• **Do this**: Write out the listing below without alteration, omitting its pictures.

• **Data provided**:
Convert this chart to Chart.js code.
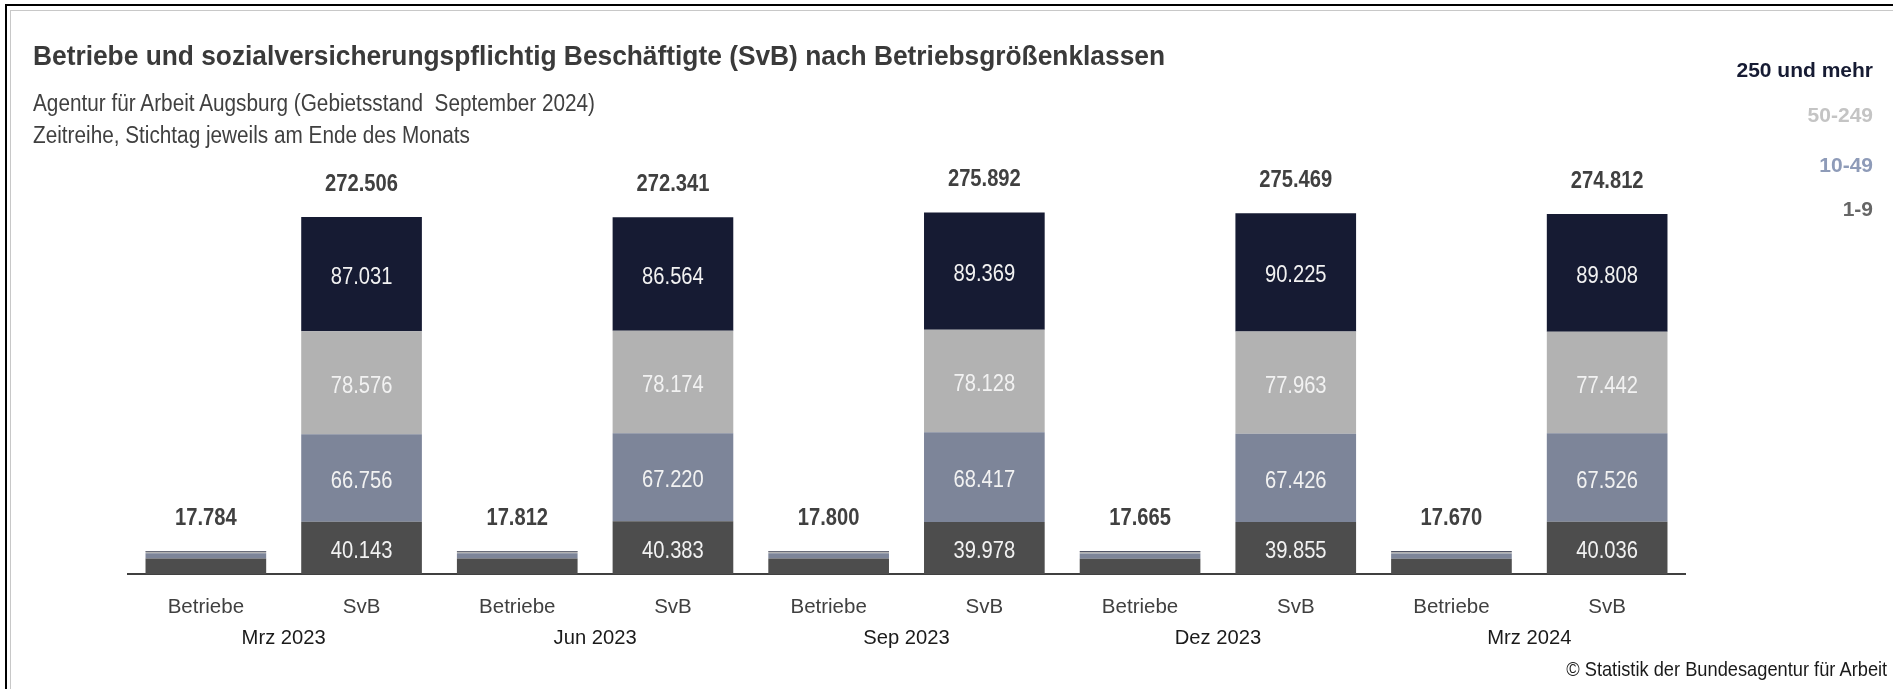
<!DOCTYPE html>
<html lang="de">
<head>
<meta charset="utf-8">
<title>Betriebe und SvB nach Betriebsgrößenklassen</title>
<script src="https://cdn.jsdelivr.net/npm/chart.js@4.4.1/dist/chart.umd.min.js"></script>
<style>
  html, body { margin: 0; padding: 0; background: #fff; }
  body { width: 1893px; height: 689px; position: relative; overflow: hidden; }
  #frame { position: absolute; left: 5px; top: 4px; width: 2000px; height: 800px; border: 2px solid #000; }
  #inner { position: absolute; left: 10px; top: 10px; width: 2000px; height: 800px; border-left: 1px solid #c8c8c8; border-top: 1px solid #c8c8c8; }
  canvas { position: absolute; left: 0; top: 0; }
  .txt { position: absolute; white-space: nowrap; }
  .fit { transform-origin: left center; }
  #title { left: 33px; top: 42px; font: bold 28px/28px "Liberation Sans", Arial, sans-serif; color: #3a3a3a; }
  .sub { left: 33px; font: 23px/23px "Liberation Sans", Arial, sans-serif; color: #404040; }
  #sub1 { top: 92px; }
  #sub2 { top: 124px; }
  .leg { right: 20px; font: bold 21px "Liberation Sans", Arial, sans-serif; text-align: right; }
  #footer { right: 6px; top: 657px; font: 21px "Liberation Sans", Arial, sans-serif; color: #1a1a1a; transform-origin: right center; }
</style>
</head>
<body>
<div id="frame"></div>
<div id="inner"></div>
<canvas id="chart" width="1893" height="689"></canvas>

<div class="txt fit" id="title">Betriebe und sozialversicherungspflichtig Beschäftigte (SvB) nach Betriebsgrößenklassen</div>
<div class="txt sub fit" id="sub1">Agentur für Arbeit Augsburg (Gebietsstand&nbsp; September 2024)</div>
<div class="txt sub fit" id="sub2">Zeitreihe, Stichtag jeweils am Ende des Monats</div>
<div id="legend"></div>
<div class="txt" id="footer">© Statistik der Bundesagentur für Arbeit</div>

<script>
// Stichtage
const months = ['Mrz 2023', 'Jun 2023', 'Sep 2023', 'Dez 2023', 'Mrz 2024'];
const barKinds = ['Betriebe', 'SvB'];

// Größenklassen (unten nach oben)
const sizeClasses = ['1-9', '10-49', '50-249', '250 und mehr'];
const classColors = ['#4d4d4d', '#7d8599', '#b2b2b2', '#161b33'];
const legendColors = ['#666666', '#8e9bb8', '#c4c4c4', '#161b33'];

// Betriebe je Größenklasse
const betriebe1to9    = [12034, 12052, 12015, 11905, 11910];
const betriebe10to49  = [4000, 4010, 4020, 4000, 4010];
const betriebe50to249 = [1150, 1150, 1160, 1155, 1150];
const betriebe250plus = [600, 600, 605, 605, 600];

// SvB je Größenklasse
const svb1to9    = [40143, 40383, 39978, 39855, 40036];
const svb10to49  = [66756, 67220, 68417, 67426, 67526];
const svb50to249 = [78576, 78174, 78128, 77963, 77442];
const svb250plus = [87031, 86564, 89369, 90225, 89808];

const betriebeSeries = [betriebe1to9, betriebe10to49, betriebe50to249, betriebe250plus];
const svbSeries = [svb1to9, svb10to49, svb50to249, svb250plus];

// x-Kategorien: je Monat Betriebe + SvB
const categories = months.flatMap(() => barKinds);

function fmt(v) {
    return String(v).replace(/\B(?=(\d{3})+(?!\d))/g, '.');
}

// schmale Schrift nachbilden: Text horizontal auf Zielbreite stauchen
function fitWidth(id, w) {
    const el = document.getElementById(id);
    el.style.transform = 'scaleX(' + (w / el.getBoundingClientRect().width) + ')';
}
fitWidth('title', 1132);
fitWidth('sub1', 562);
fitWidth('sub2', 437);
fitWidth('footer', 321);

// Legende rechts oben (oberste Klasse zuerst)
const legendTops = [58, 103, 153, 197];
const legendBox = document.getElementById('legend');
sizeClasses.slice().reverse().forEach((name, i) => {
    const el = document.createElement('div');
    el.className = 'txt leg';
    el.style.top = legendTops[i] + 'px';
    el.style.color = legendColors[sizeClasses.length - 1 - i];
    el.textContent = name;
    legendBox.appendChild(el);
});

function narrowText(ctx, text, x, y) {
    ctx.save();
    ctx.translate(x, y);
    ctx.scale(0.84, 1);
    ctx.fillText(text, 0, 0);
    ctx.restore();
}

// Werte in den SvB-Säulen und Summen oberhalb
const valueLabels = {
    id: 'valueLabels',
    afterDatasetsDraw(chart) {
        const ctx = chart.ctx;
        ctx.save();
        ctx.textAlign = 'center';
        ctx.textBaseline = 'middle';

        ctx.font = '24px "Liberation Sans", Arial, sans-serif';
        ctx.fillStyle = '#f2f2f2';
        chart.data.datasets.forEach((ds, di) => {
            chart.getDatasetMeta(di).data.forEach((bar, i) => {
                if (i % 2 === 1) {
                    narrowText(ctx, fmt(ds.data[i]), bar.x, (bar.y + bar.base) / 2 + 3.5);
                }
            });
        });

        ctx.font = 'bold 24px "Liberation Sans", Arial, sans-serif';
        ctx.fillStyle = '#404040';
        categories.forEach((c, i) => {
            let top = Infinity;
            let sum = 0;
            chart.data.datasets.forEach((ds, di) => {
                const bar = chart.getDatasetMeta(di).data[i];
                top = Math.min(top, bar.y);
                sum += ds.data[i];
            });
            narrowText(ctx, fmt(sum), chart.getDatasetMeta(0).data[i].x, top - 33);
        });
        ctx.restore();
    }
};

const datasets = sizeClasses.map((name, k) => ({
    label: name,
    data: months.flatMap((m, i) => [betriebeSeries[k][i], svbSeries[k][i]]),
    backgroundColor: classColors[k],
    borderWidth: 0,
    barPercentage: 0.775,
    categoryPercentage: 1
}));

const ctx = document.getElementById('chart').getContext('2d');
new Chart(ctx, {
    type: 'bar',
    data: { labels: categories, datasets: datasets },
    options: {
        responsive: false,
        animation: false,
        layout: { padding: { left: 128, right: 208, top: 181, bottom: 40 } },
        plugins: {
            legend: { display: false },
            tooltip: { enabled: false }
        },
        scales: {
            x: {
                stacked: true,
                weight: 0,
                grid: { display: false, drawTicks: true, tickLength: 23 },
                border: { display: true, color: '#404040', width: 2 },
                ticks: {
                    color: '#404040',
                    padding: 0,
                    maxRotation: 0,
                    font: { family: '"Liberation Sans", Arial, sans-serif', size: 20.5, lineHeight: 1 }
                }
            },
            x2: {
                type: 'category',
                labels: months,
                offset: true,
                position: 'bottom',
                weight: 1,
                grid: { display: false, drawTicks: true, tickLength: 11 },
                border: { display: false },
                ticks: {
                    color: '#1a1a1a',
                    padding: 0,
                    maxRotation: 0,
                    font: { family: '"Liberation Sans", Arial, sans-serif', size: 20.2, lineHeight: 1 }
                }
            },
            y: {
                stacked: true,
                display: false,
                min: 0,
                max: 300000
            }
        }
    },
    plugins: [valueLabels]
});
</script>
</body>
</html>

• **Worked answer**:
Convert this chart to Chart.js code.
<!DOCTYPE html>
<html lang="de">
<head>
<meta charset="utf-8">
<title>Betriebe und SvB nach Betriebsgrößenklassen</title>
<script src="https://cdn.jsdelivr.net/npm/chart.js@4.4.1/dist/chart.umd.min.js"></script>
<style>
  html, body { margin: 0; padding: 0; background: #fff; }
  body { width: 1893px; height: 689px; position: relative; overflow: hidden; }
  #frame { position: absolute; left: 5px; top: 4px; width: 2000px; height: 800px; border: 2px solid #000; }
  #inner { position: absolute; left: 10px; top: 10px; width: 2000px; height: 800px; border-left: 1px solid #c8c8c8; border-top: 1px solid #c8c8c8; }
  canvas { position: absolute; left: 0; top: 0; }
  .txt { position: absolute; white-space: nowrap; }
  .fit { transform-origin: left center; }
  #title { left: 33px; top: 42px; font: bold 28px/28px "Liberation Sans", Arial, sans-serif; color: #3a3a3a; }
  .sub { left: 33px; font: 23px/23px "Liberation Sans", Arial, sans-serif; color: #404040; }
  #sub1 { top: 92px; }
  #sub2 { top: 124px; }
  .leg { right: 20px; font: bold 21px "Liberation Sans", Arial, sans-serif; text-align: right; }
  #footer { right: 6px; top: 657px; font: 21px "Liberation Sans", Arial, sans-serif; color: #1a1a1a; transform-origin: right center; }
</style>
</head>
<body>
<div id="frame"></div>
<div id="inner"></div>
<canvas id="chart" width="1893" height="689"></canvas>

<div class="txt fit" id="title">Betriebe und sozialversicherungspflichtig Beschäftigte (SvB) nach Betriebsgrößenklassen</div>
<div class="txt sub fit" id="sub1">Agentur für Arbeit Augsburg (Gebietsstand&nbsp; September 2024)</div>
<div class="txt sub fit" id="sub2">Zeitreihe, Stichtag jeweils am Ende des Monats</div>
<div id="legend"></div>
<div class="txt" id="footer">© Statistik der Bundesagentur für Arbeit</div>

<script>
// Stichtage
const months = ['Mrz 2023', 'Jun 2023', 'Sep 2023', 'Dez 2023', 'Mrz 2024'];
const barKinds = ['Betriebe', 'SvB'];

// Größenklassen (unten nach oben)
const sizeClasses = ['1-9', '10-49', '50-249', '250 und mehr'];
const classColors = ['#4d4d4d', '#7d8599', '#b2b2b2', '#161b33'];
const legendColors = ['#666666', '#8e9bb8', '#c4c4c4', '#161b33'];

// Betriebe je Größenklasse
const betriebe1to9    = [12034, 12052, 12015, 11905, 11910];
const betriebe10to49  = [4000, 4010, 4020, 4000, 4010];
const betriebe50to249 = [1150, 1150, 1160, 1155, 1150];
const betriebe250plus = [600, 600, 605, 605, 600];

// SvB je Größenklasse
const svb1to9    = [40143, 40383, 39978, 39855, 40036];
const svb10to49  = [66756, 67220, 68417, 67426, 67526];
const svb50to249 = [78576, 78174, 78128, 77963, 77442];
const svb250plus = [87031, 86564, 89369, 90225, 89808];

const betriebeSeries = [betriebe1to9, betriebe10to49, betriebe50to249, betriebe250plus];
const svbSeries = [svb1to9, svb10to49, svb50to249, svb250plus];

// x-Kategorien: je Monat Betriebe + SvB
const categories = months.flatMap(() => barKinds);

function fmt(v) {
    return String(v).replace(/\B(?=(\d{3})+(?!\d))/g, '.');
}

// schmale Schrift nachbilden: Text horizontal auf Zielbreite stauchen
function fitWidth(id, w) {
    const el = document.getElementById(id);
    el.style.transform = 'scaleX(' + (w / el.getBoundingClientRect().width) + ')';
}
fitWidth('title', 1132);
fitWidth('sub1', 562);
fitWidth('sub2', 437);
fitWidth('footer', 321);

// Legende rechts oben (oberste Klasse zuerst)
const legendTops = [58, 103, 153, 197];
const legendBox = document.getElementById('legend');
sizeClasses.slice().reverse().forEach((name, i) => {
    const el = document.createElement('div');
    el.className = 'txt leg';
    el.style.top = legendTops[i] + 'px';
    el.style.color = legendColors[sizeClasses.length - 1 - i];
    el.textContent = name;
    legendBox.appendChild(el);
});

function narrowText(ctx, text, x, y) {
    ctx.save();
    ctx.translate(x, y);
    ctx.scale(0.84, 1);
    ctx.fillText(text, 0, 0);
    ctx.restore();
}

// Werte in den SvB-Säulen und Summen oberhalb
const valueLabels = {
    id: 'valueLabels',
    afterDatasetsDraw(chart) {
        const ctx = chart.ctx;
        ctx.save();
        ctx.textAlign = 'center';
        ctx.textBaseline = 'middle';

        ctx.font = '24px "Liberation Sans", Arial, sans-serif';
        ctx.fillStyle = '#f2f2f2';
        chart.data.datasets.forEach((ds, di) => {
            chart.getDatasetMeta(di).data.forEach((bar, i) => {
                if (i % 2 === 1) {
                    narrowText(ctx, fmt(ds.data[i]), bar.x, (bar.y + bar.base) / 2 + 3.5);
                }
            });
        });

        ctx.font = 'bold 24px "Liberation Sans", Arial, sans-serif';
        ctx.fillStyle = '#404040';
        categories.forEach((c, i) => {
            let top = Infinity;
            let sum = 0;
            chart.data.datasets.forEach((ds, di) => {
                const bar = chart.getDatasetMeta(di).data[i];
                top = Math.min(top, bar.y);
                sum += ds.data[i];
            });
            narrowText(ctx, fmt(sum), chart.getDatasetMeta(0).data[i].x, top - 33);
        });
        ctx.restore();
    }
};

const datasets = sizeClasses.map((name, k) => ({
    label: name,
    data: months.flatMap((m, i) => [betriebeSeries[k][i], svbSeries[k][i]]),
    backgroundColor: classColors[k],
    borderWidth: 0,
    barPercentage: 0.775,
    categoryPercentage: 1
}));

const ctx = document.getElementById('chart').getContext('2d');
new Chart(ctx, {
    type: 'bar',
    data: { labels: categories, datasets: datasets },
    options: {
        responsive: false,
        animation: false,
        layout: { padding: { left: 128, right: 208, top: 181, bottom: 40 } },
        plugins: {
            legend: { display: false },
            tooltip: { enabled: false }
        },
        scales: {
            x: {
                stacked: true,
                weight: 0,
                grid: { display: false, drawTicks: true, tickLength: 23 },
                border: { display: true, color: '#404040', width: 2 },
                ticks: {
                    color: '#404040',
                    padding: 0,
                    maxRotation: 0,
                    font: { family: '"Liberation Sans", Arial, sans-serif', size: 20.5, lineHeight: 1 }
                }
            },
            x2: {
                type: 'category',
                labels: months,
                offset: true,
                position: 'bottom',
                weight: 1,
                grid: { display: false, drawTicks: true, tickLength: 11 },
                border: { display: false },
                ticks: {
                    color: '#1a1a1a',
                    padding: 0,
                    maxRotation: 0,
                    font: { family: '"Liberation Sans", Arial, sans-serif', size: 20.2, lineHeight: 1 }
                }
            },
            y: {
                stacked: true,
                display: false,
                min: 0,
                max: 300000
            }
        }
    },
    plugins: [valueLabels]
});
</script>
</body>
</html>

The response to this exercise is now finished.